PESHAWAR: Khyber Pakhtunkhwa Inspector General of Police Moazzam Jah Ansari on Thursday said the province had approached the centre for signing an agreement with Afghanistan to crack down on extortion demands over phone from the Afghan soil.

“Afghan SIM cards are used in 99 per cent of phone calls made to Pakistanis to demand extortion. As Pakistan and Afghanistan have no agreement about it, we’ve formally requested the federal government to sign an accord with the Afghan government for action against these callers,” Mr Ansari told the ‘Meet the Press’ programme of the Peshawar Press Club here.

He said such calls were reported to the counter-terrorism department.

Mr Ansari also said since extortionists used Whatsapp, the government had planned to contact the operator of the mobile app for blocking those calls.

He also said the province had 129,000 police personnel and 26,500 of them were inducted from tribal districts.

The police chief said over 4,500 police personnel of the province were detailed to VVIPs and other people.

IGP says if govt orders, police to withdraw guards from Imran’s houses

He said the government was going to withdraw police guards from those, who were either not entitled to the facility or used the police security for “showoff.”

Mr Ansari said the province’s police had deployed around 60 personnel at PTI chief Imran Khan’s mansion in Islamabad’s Banigala area at the request of the relevant department and around 50 at his Zaman Park house in Lahore at the request of the Punjab government.

He said a similar procedure was required to be adopted to claim the police personnel back.

“The last Punjab government had requested the then KP government to depute police personnel at Zaman Park. They will be withdrawn whenever the Punjab government asks the KP government to do so,” he said.

The IGP said a similar communication was also required from the federal capital for the police’s withdrawal from Banigala.

He said the law and order situation in the province deteriorated after political and military changes in Afghanistan.

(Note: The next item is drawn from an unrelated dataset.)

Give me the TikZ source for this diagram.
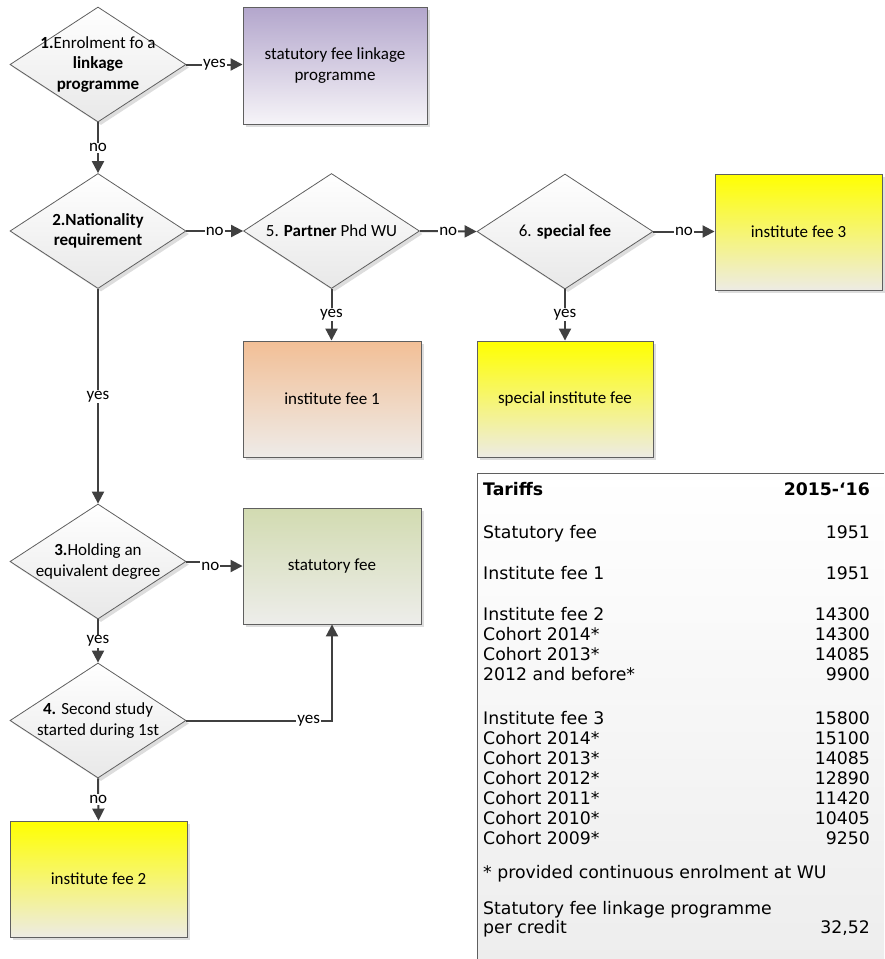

Mr Ansari said Pakistanis, who fought against the American and its allied forces in Afghanistan, returned after the US withdrawal from the country.

He said such people had weapons left behind by the US forces in Afghanistan.

The police chief said most militant attacks were carried out against police’s personnel, checkposts and stations in the province with the help of the latest weaponry.

He said until recently, the province’s police lacked modern weapons and ammunition to counter attacks by militants, who used modern war gadgets abandoned by the US and allied forces in Afghanistan.

Mr Ansari, however, said the police had got the latest weaponry.

“We have equipped the police in North and South Waziristan, Tank, Lakki Marwat, Dera Ismail Khan and Bannu districts with modern gadgets,” he said.

The IGP said the police were committed to fighting militants courageously.